Você deve ter prestado atenção demais na crueldade das pessoas esbanjadoras de sorrisos falsos que se diziam felizes a todo momento. Mas cruel mesmo é a morte, meu amigo. Não a vida. Cruel é a morte. A vida nunca foi fácil e a maioria das pessoas está cada vez mais se distanciando de si, como se todos estivessem perdendo o eixo. O mundo tá virado num caos. E você sabia. O mundo foi que perdeu o eixo. E como eu falava, as pessoas sustentam um quase riso no rosto enquanto o resto do corpo se recolhe em choro. É tanta desonestidade que já não nos lembramos de ser sinceros com a gente mesmo. Porque eu sei que no fundo você queria viver, você queria continuar estando aqui. Faltou quem pudesse lembrá-lo das suas próprias verdades. Por onde eu estive nesse momento?
Falhei com você. E você falhou com tanta gente que até hoje te ama. Não estou aqui para julgá-lo afinal, mas queria que soubesse o quanto sinto. Sentir. Nenhuma definição melhor para aquela noite de verão que ficamos até tarde na praia observando o mar, deixando o vento soprar em nossos ouvidos, lambendo com violência nossos cabelos enquanto acompanhávamos as ondas quebrando e se arrastando lânguidas até a areia. Eu senti que você foi feliz ali. Mas se tornou tão imprevisível quanto o mar.

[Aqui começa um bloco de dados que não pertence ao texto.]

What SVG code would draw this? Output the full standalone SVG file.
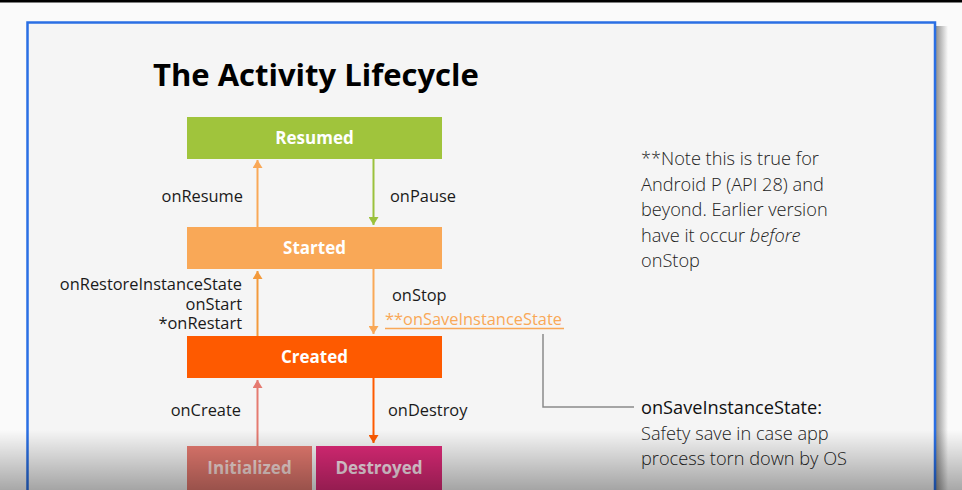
<svg xmlns="http://www.w3.org/2000/svg" width="962" height="490" viewBox="0 0 962 490">
<defs>
<style>
.lbl{font-family:"Open Sans","Noto Sans","Liberation Sans",sans-serif;font-size:16.4px;fill:#1a1a1a}
.box{font-family:"Open Sans","Noto Sans","Liberation Sans",sans-serif;font-size:17px;font-weight:700;fill:#ffffff;text-anchor:middle}
.note{font-family:"Open Sans","Noto Sans","Liberation Sans",sans-serif;font-size:18.2px;font-weight:300;fill:#222}
</style>
<linearGradient id="shade" x1="0" y1="0" x2="0" y2="1">
<stop offset="0" stop-color="#000" stop-opacity="0"/>
<stop offset="1" stop-color="#000" stop-opacity="0.33"/>
</linearGradient>
<linearGradient id="rshadow" x1="0" y1="0" x2="1" y2="0">
<stop offset="0" stop-color="#777" stop-opacity="0.8"/>
<stop offset="1" stop-color="#777" stop-opacity="0"/>
</linearGradient>
<marker id="aLO" markerWidth="8" markerHeight="10" refX="8" refY="5" orient="auto" markerUnits="userSpaceOnUse" viewBox="0 0 8 10"><path d="M0,0 L8,5 L0,10 Z" fill="#f9a857"/></marker>
<marker id="aG" markerWidth="8" markerHeight="10" refX="8" refY="5" orient="auto" markerUnits="userSpaceOnUse" viewBox="0 0 8 10"><path d="M0,0 L8,5 L0,10 Z" fill="#9bc13c"/></marker>
<marker id="aO" markerWidth="8" markerHeight="10" refX="8" refY="5" orient="auto" markerUnits="userSpaceOnUse" viewBox="0 0 8 10"><path d="M0,0 L8,5 L0,10 Z" fill="#f39a3c"/></marker>
<marker id="aS" markerWidth="8" markerHeight="10" refX="8" refY="5" orient="auto" markerUnits="userSpaceOnUse" viewBox="0 0 8 10"><path d="M0,0 L8,5 L0,10 Z" fill="#e57a70"/></marker>
<marker id="aR" markerWidth="8" markerHeight="10" refX="8" refY="5" orient="auto" markerUnits="userSpaceOnUse" viewBox="0 0 8 10"><path d="M0,0 L8,5 L0,10 Z" fill="#fe5a00"/></marker>
</defs>
<rect x="0" y="0" width="962" height="490" fill="#fafafa"/>
<rect x="0" y="0" width="962" height="2.5" fill="#000"/>
<rect x="936" y="26" width="12" height="470" fill="url(#rshadow)"/>
<rect x="27.5" y="22.5" width="907.5" height="480" fill="#f5f5f5" stroke="#2a6fe4" stroke-width="2.5"/>

<text x="153" y="86" font-family="'Open Sans','Noto Sans','Liberation Sans',sans-serif" font-size="31" font-weight="700" fill="#000">The Activity Lifecycle</text>

<g id="resumed"><rect x="187" y="117" width="255" height="42" fill="#a0c43c"/><text class="box" x="314.5" y="144">Resumed</text></g>
<g id="started"><rect x="187" y="227" width="255" height="42" fill="#f9a857"/><text class="box" x="314.5" y="254">Started</text></g>
<g id="created"><rect x="187" y="336" width="255" height="42" fill="#fe5a00"/><text class="box" x="314.5" y="363">Created</text></g>
<g id="initialized"><rect x="187" y="446" width="125" height="50" fill="#e57a70"/><text class="box" x="249.5" y="474" style="fill:#f6dcd8">Initialized</text></g>
<g id="destroyed"><rect x="316" y="446" width="126" height="50" fill="#de2a78"/><text class="box" x="379" y="474" style="fill:#fbe4ee">Destroyed</text></g>

<g id="connectors" stroke-width="2" fill="none">
<line x1="257.5" y1="227" x2="257.5" y2="160" stroke="#f9a857" marker-end="url(#aLO)"/>
<line x1="373.5" y1="159" x2="373.5" y2="225" stroke="#9bc13c" marker-end="url(#aG)"/>
<line x1="257.5" y1="336" x2="257.5" y2="271" stroke="#f39a3c" marker-end="url(#aO)"/>
<line x1="373.5" y1="269" x2="373.5" y2="334" stroke="#f9a857" marker-end="url(#aLO)"/>
<line x1="257.5" y1="446" x2="257.5" y2="380" stroke="#e57a70" marker-end="url(#aS)"/>
<line x1="373.5" y1="378" x2="373.5" y2="443" stroke="#fe5a00" marker-end="url(#aR)"/>
<polyline points="543,334 543,407 634,407" stroke="#8a8a8a" stroke-width="1.5"/>
<line x1="385" y1="328.5" x2="564" y2="328.5" stroke="#f9a857" stroke-width="1.5"/>
</g>

<text class="lbl" x="243" y="202" text-anchor="end">onResume</text>
<text class="lbl" x="390" y="202">onPause</text>
<text class="lbl" x="242" y="290" text-anchor="end">onRestoreInstanceState</text>
<text class="lbl" x="242" y="309.5" text-anchor="end">onStart</text>
<text class="lbl" x="242" y="329" text-anchor="end">*onRestart</text>
<text class="lbl" x="392" y="301">onStop</text>
<text class="lbl" x="385" y="324.5" style="fill:#f9a857">**onSaveInstanceState</text>
<text class="lbl" x="241" y="416" text-anchor="end">onCreate</text>
<text class="lbl" x="388" y="416">onDestroy</text>

<text class="note" x="641" y="165">**Note this is true for</text>
<text class="note" x="641" y="190.5">Android P (API 28) and</text>
<text class="note" x="641" y="216">beyond. Earlier version</text>
<text class="note" x="641" y="241.5">have it occur <tspan font-style="italic">before</tspan></text>
<text class="note" x="641" y="267">onStop</text>

<text class="note" x="641" y="414" style="font-weight:400;fill:#111">onSaveInstanceState:</text>
<text class="note" x="641" y="439.5">Safety save in case app</text>
<text class="note" x="641" y="465">process torn down by OS</text>

<rect x="0" y="430" width="962" height="60" fill="url(#shade)"/>
</svg>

Se foi arrebatado por faltas de propósitos na vida, eu seria capaz de dar-te todos os motivos para você ainda estar aqui. Queria poder ter dito sobre essa felicidade urgente, ela sim mata todas as chances de aproveitar o que a vida nos propõe de bom. Ser feliz é não ter obrigação nenhuma de ser feliz.

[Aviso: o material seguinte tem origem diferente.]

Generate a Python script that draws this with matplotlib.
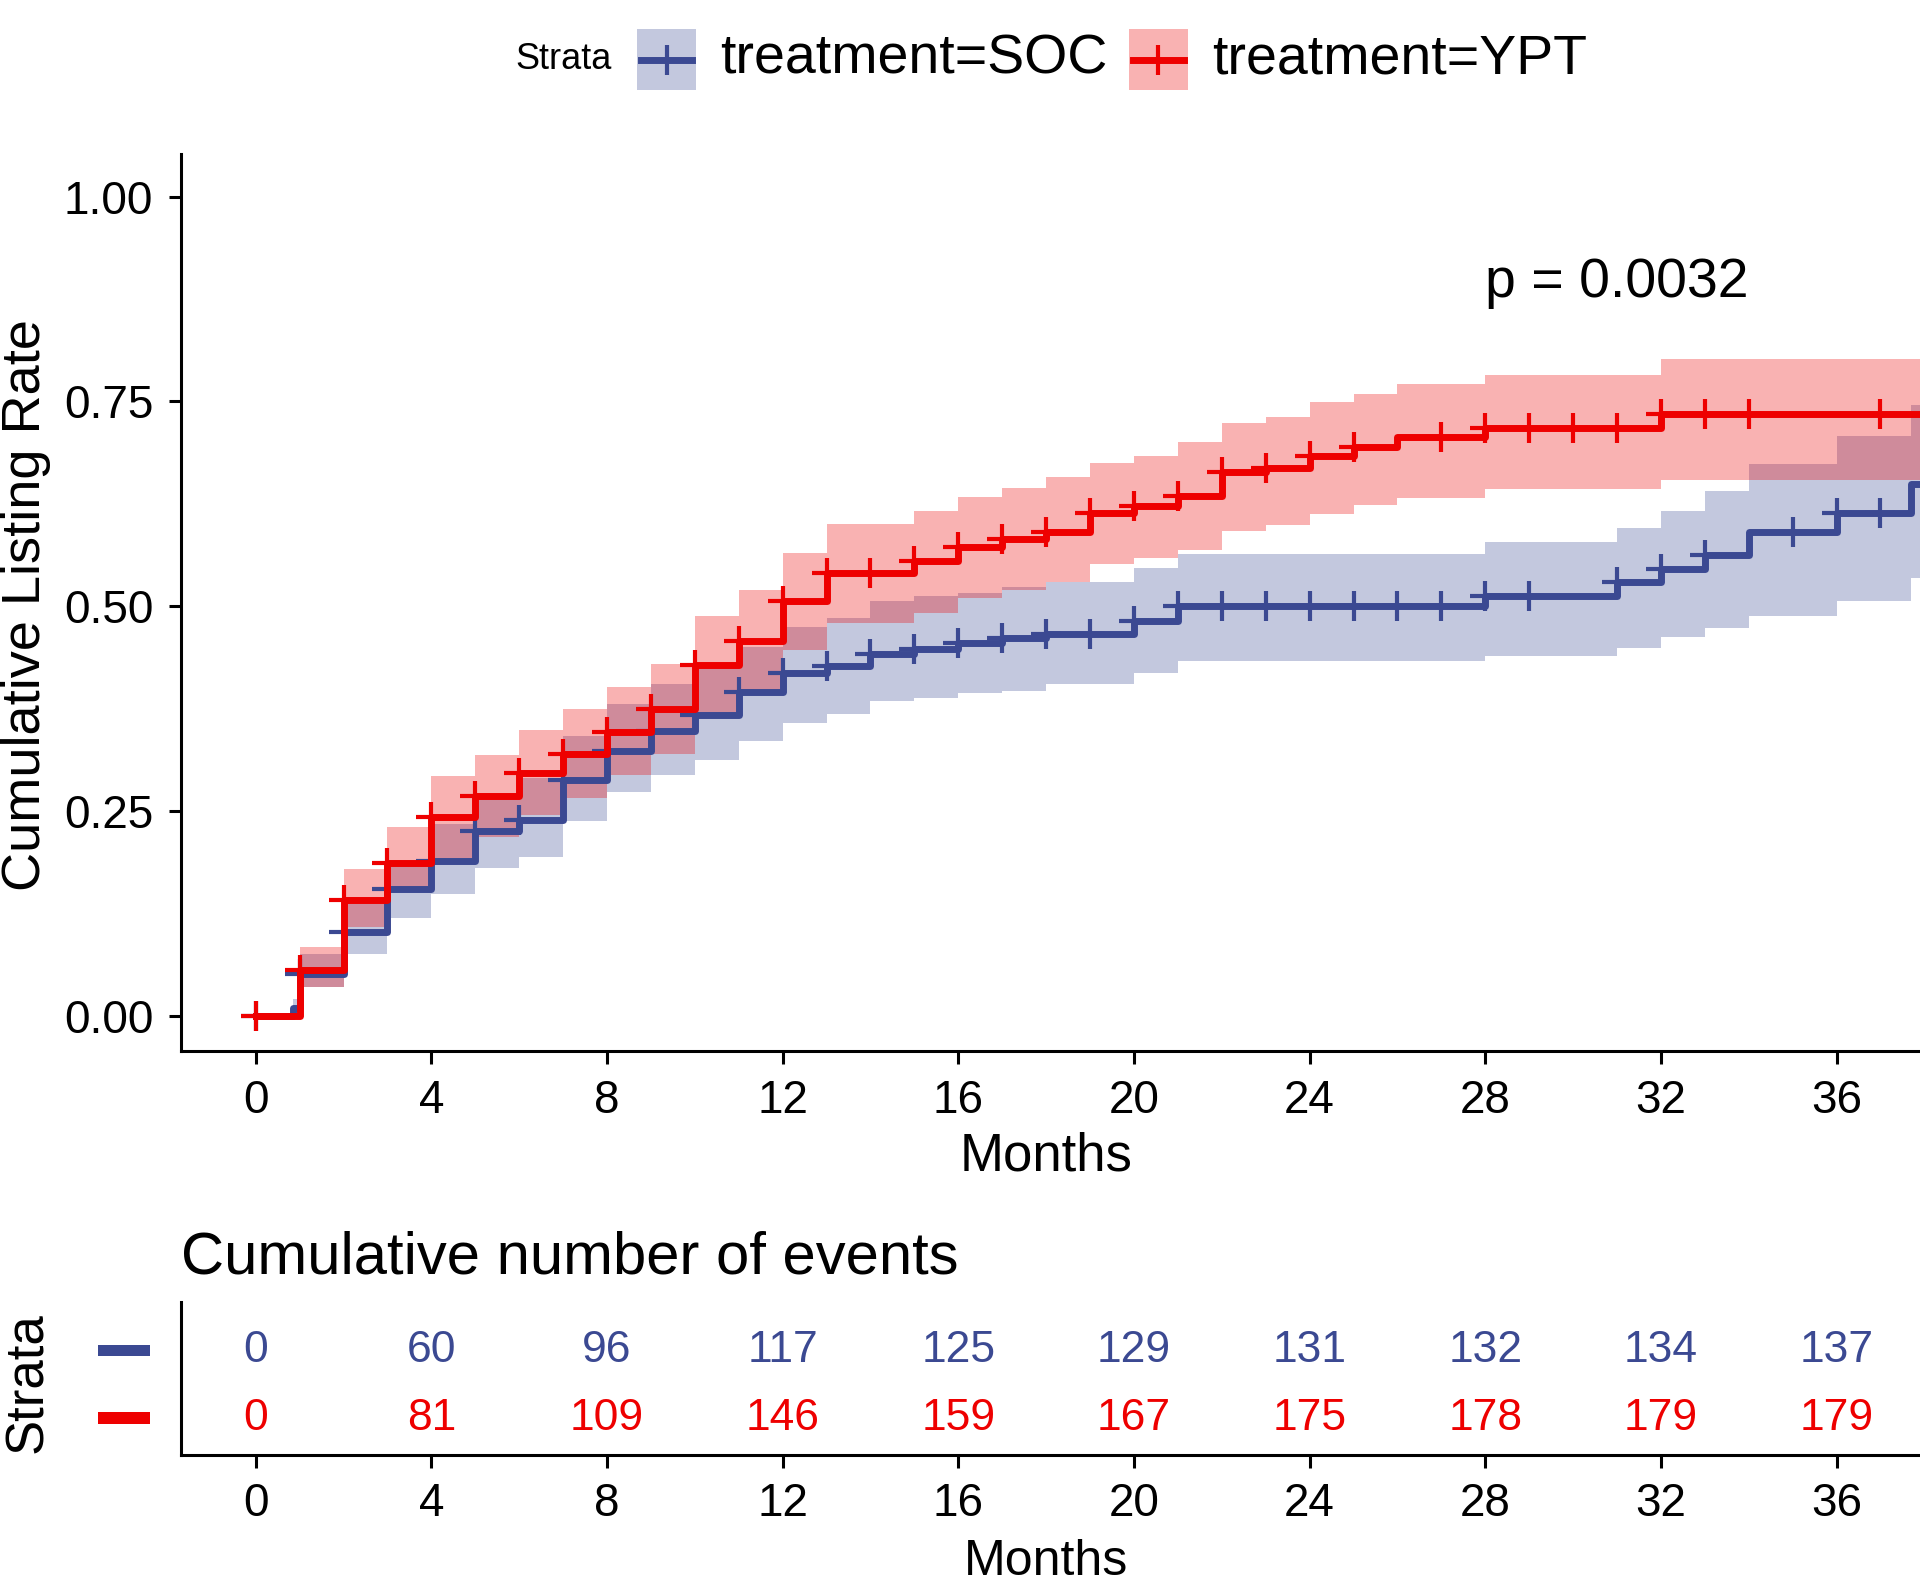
import numpy as np
import matplotlib
matplotlib.use("Agg")
import matplotlib.pyplot as plt
from matplotlib.patches import Rectangle
from matplotlib.lines import Line2D
from matplotlib.transforms import blended_transform_factory

plt.rcParams["font.family"] = ["Liberation Sans", "DejaVu Sans"]

# ---- data ----
# SOC arm: step start months, cumulative rate and 95% band
soc_t = [0, 0.85, 1, 2, 3, 4, 5, 6, 7, 8, 9, 10, 11, 12, 13, 14, 15, 16, 17, 18,
         20, 21, 28, 31, 32, 33, 34, 36, 37.7]
soc_v = [0, 0.010, 0.051, 0.102, 0.155, 0.189, 0.226, 0.239, 0.288, 0.323, 0.348,
         0.367, 0.395, 0.418, 0.427, 0.442, 0.448, 0.455, 0.461, 0.466, 0.482,
         0.500, 0.513, 0.529, 0.545, 0.563, 0.590, 0.614, 0.649]
soc_lo = [0, 0.0, 0.035, 0.075, 0.120, 0.149, 0.180, 0.194, 0.238, 0.273, 0.294,
          0.312, 0.336, 0.357, 0.369, 0.384, 0.388, 0.394, 0.397, 0.405, 0.418,
          0.433, 0.439, 0.449, 0.463, 0.473, 0.488, 0.506, 0.535]
soc_hi = [0, 0.020, 0.075, 0.136, 0.186, 0.234, 0.270, 0.290, 0.342, 0.381, 0.405,
          0.426, 0.450, 0.475, 0.485, 0.506, 0.512, 0.516, 0.523, 0.530, 0.547,
          0.564, 0.578, 0.596, 0.616, 0.641, 0.673, 0.708, 0.745]
soc_cens = [0, 1, 2, 3, 4, 5, 6, 7, 8, 9, 10, 11, 12, 13, 14, 15, 16, 17, 18, 19,
            20, 21, 22, 23, 24, 25, 26, 27, 28, 29, 31, 32, 33, 35, 36, 37]

# YPT arm
ypt_t = [0, 1, 2, 3, 4, 5, 6, 7, 8, 9, 10, 11, 12, 13, 15, 16, 17, 18, 19, 20,
         21, 22, 23, 24, 25, 26, 28, 32]
ypt_v = [0, 0.056, 0.141, 0.187, 0.243, 0.268, 0.297, 0.319, 0.346, 0.375, 0.428,
         0.458, 0.506, 0.541, 0.555, 0.572, 0.582, 0.591, 0.614, 0.622, 0.634,
         0.664, 0.669, 0.683, 0.694, 0.706, 0.718, 0.735]
ypt_lo = [0, 0.035, 0.108, 0.152, 0.193, 0.218, 0.245, 0.266, 0.294, 0.320, 0.368,
          0.398, 0.446, 0.480, 0.492, 0.510, 0.520, 0.530, 0.551, 0.559, 0.568,
          0.592, 0.599, 0.613, 0.624, 0.632, 0.643, 0.654]
ypt_hi = [0, 0.084, 0.179, 0.231, 0.293, 0.318, 0.349, 0.374, 0.401, 0.429, 0.488,
          0.520, 0.565, 0.600, 0.616, 0.633, 0.644, 0.658, 0.675, 0.683, 0.700,
          0.724, 0.731, 0.749, 0.759, 0.771, 0.782, 0.802]
ypt_cens = [0, 1, 2, 3, 4, 5, 6, 7, 8, 9, 10, 11, 12, 13, 14, 15, 16, 17, 18, 19,
            20, 21, 22, 23, 24, 25, 27, 28, 29, 30, 31, 32, 33, 34, 37]

max_month = 38.0

# cumulative number of events table
table_months = [0, 4, 8, 12, 16, 20, 24, 28, 32, 36]
soc_events = [0, 60, 96, 117, 125, 129, 131, 132, 134, 137]
ypt_events = [0, 81, 109, 146, 159, 167, 175, 178, 179, 179]

p_text = "p = 0.0032"
labels = ["treatment=SOC", "treatment=YPT"]
blue = "#3B4992"
red = "#EE0000"
line_w = 5.0

fig = plt.figure(figsize=(19.2, 15.87), dpi=100)

# ---- main curve panel ----
ax = fig.add_axes([0.0943, 0.3377, 0.9057, 0.5653])


def draw_arm(t, v, lo, hi, cens, color):
    t_ext = np.append(t, max_month)
    fill_ext = lambda a: np.append(a, a[-1])
    ax.fill_between(t_ext, fill_ext(lo), fill_ext(hi), step="post",
                    color=color, alpha=0.3, linewidth=0)
    ax.step(t_ext, fill_ext(v), where="post", color=color, lw=line_w)
    idx = np.searchsorted(t, cens, side="right") - 1
    ax.plot(cens, np.array(v)[idx], linestyle="none", marker="+",
            markersize=21, markeredgewidth=3, color=color)


draw_arm(soc_t, soc_v, soc_lo, soc_hi, soc_cens, blue)
draw_arm(ypt_t, ypt_v, ypt_lo, ypt_hi, ypt_cens, red)

ax.set_xlim(-1.7, 37.9)
ax.set_ylim(-0.043, 1.052)
ax.set_xticks(table_months)
ax.set_yticks([0, 0.25, 0.5, 0.75, 1.0])
ax.set_yticklabels(["0.00", "0.25", "0.50", "0.75", "1.00"])
for s in ["top", "right"]:
    ax.spines[s].set_visible(False)
for s in ["left", "bottom"]:
    ax.spines[s].set_linewidth(2.2)
ax.tick_params(labelsize=33, width=2.2, length=9, pad=11, colors="black")
ax.text(28.0, 0.894, p_text, fontsize=40, ha="left", va="center")

fig.text(0.545, 0.271, "Months", fontsize=38, ha="center", va="center")
fig.text(0.0135, 0.619, "Cumulative Listing Rate", fontsize=39, rotation=90,
         ha="center", va="center")

# ---- legend at top ----
key_y = 0.9625
fig.text(0.2935, key_y, "Strata", fontsize=26, ha="center", va="center")
for x0, color, lab in [(0.3318, blue, labels[0]), (0.5880, red, labels[1])]:
    fig.add_artist(Rectangle((x0, key_y - 0.0192), 0.0307, 0.0384,
                             transform=fig.transFigure, color=color,
                             alpha=0.3, linewidth=0))
    fig.add_artist(Line2D([x0 + 0.002, x0 + 0.0287], [key_y, key_y],
                          transform=fig.transFigure, color=color, lw=line_w))
    fig.add_artist(Line2D([x0 + 0.01535], [key_y], transform=fig.transFigure,
                          color=color, marker="+", markersize=21,
                          markeredgewidth=3))
    fig.text(x0 + 0.0432, key_y, lab, fontsize=40, ha="left", va="center")

# ---- risk table ----
tax = fig.add_axes([0.0943, 0.0830, 0.9057, 0.0964])
tax.set_xlim(-1.7, 37.9)
tax.set_ylim(0.455, 2.707)
for m, n in zip(table_months, soc_events):
    tax.text(m, 2, str(n), color=blue, fontsize=32, ha="center", va="center")
for m, n in zip(table_months, ypt_events):
    tax.text(m, 1, str(n), color=red, fontsize=32, ha="center", va="center")
tax.set_xticks(table_months)
tax.set_yticks([])
for s in ["top", "right"]:
    tax.spines[s].set_visible(False)
for s in ["left", "bottom"]:
    tax.spines[s].set_linewidth(2.2)
tax.tick_params(labelsize=33, width=2.2, length=9, pad=10, colors="black")
trans = blended_transform_factory(tax.transAxes, tax.transData)
for yrow, color in [(2, blue), (1, red)]:
    tax.add_patch(Rectangle((-0.0477, yrow - 0.085), 0.0299, 0.17,
                            transform=trans, color=color, clip_on=False,
                            linewidth=0))

fig.text(0.0943, 0.2076, "Cumulative number of events", fontsize=43,
         ha="left", va="center")
fig.text(0.0145, 0.1290, "Strata", fontsize=38, rotation=90,
         ha="center", va="center")
fig.text(0.545, 0.001, "Months", fontsize=36, ha="center", va="bottom")

fig.savefig("out.png", dpi=100)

Ainda dói olhar suas fotos, dá uma saudade que parece não ter fim. Nem sei se quero que tenha, pois é um jeito de me reaproximar de você, de lembrar do que fomos. Ela te devolve um pouco a mim. Sinto não ter tido tempo de lembrá-lo o quanto você era especial e importante para toda essa gente que por aqui ainda chora.
Sua mãe não tem mais coragem de sair de casa. Seus irmãos, tão pequenos na época, até hoje sentem sua falta. A ausência, toda essa dor que você consentiu a eles. Eu queria perguntar: como pôde? Não quero brigar, mas preciso dizer que as coisas não continuam fáceis e ainda assim, me lembro da tua risada. Quando foi que você desaprendeu a sorrir?
Sinto uma saudade assombrosa do dia em que você pôs a tocar sua música preferida e repetiu cinco vezes seguidas (eu contei). De quando dividiu aquele seu sonho recorrente comigo e falou dos planos que tinha para dali alguns anos – você queria ser cineasta, lembra? Saudade daquela janta na casa do seu pai, que a galera caiu na piscina de roupa e tudo, das férias na Serra, daquela noite que ficamos estudando para a prova teórica pra tirar carteira de motorista. Você que me ensinou a não afogar o carro. Lembro que custei a aprender, mas graças a ti, consegui. Naquele dia, você não desistiu de mim.
Até hoje me faço a pergunta daquele bilhete escrito com bic azul na última folha do meu caderno: “Eu não sei o que estou fazendo aqui. E você?”. Não tive tempo de responder. Mas se quer saber, eu também não sei direito o que estou fazendo aqui. Mas às favas com essa mania de tudo precisar ter um sentido na vida. Muita gente não sabe o que está fazendo ou para onde está indo e nem por isso deixa de continuar andando. Ainda assim posso sentir que estamos marchando rumo a algo bom.
Sinto sua falta, meu amigo. Amo você desde sempre e para sempre. E pode ficar tranquilo, que eu não desisti de ser feliz. Se você desistiu de você, tanto mais vontade sinto de viver por nós dois. Enquanto não for determinado que por aqui minha missão já foi cumprida, eu sigo. E vou até o fim. Pode apostar.
Meu mais forte abraço, com saudades.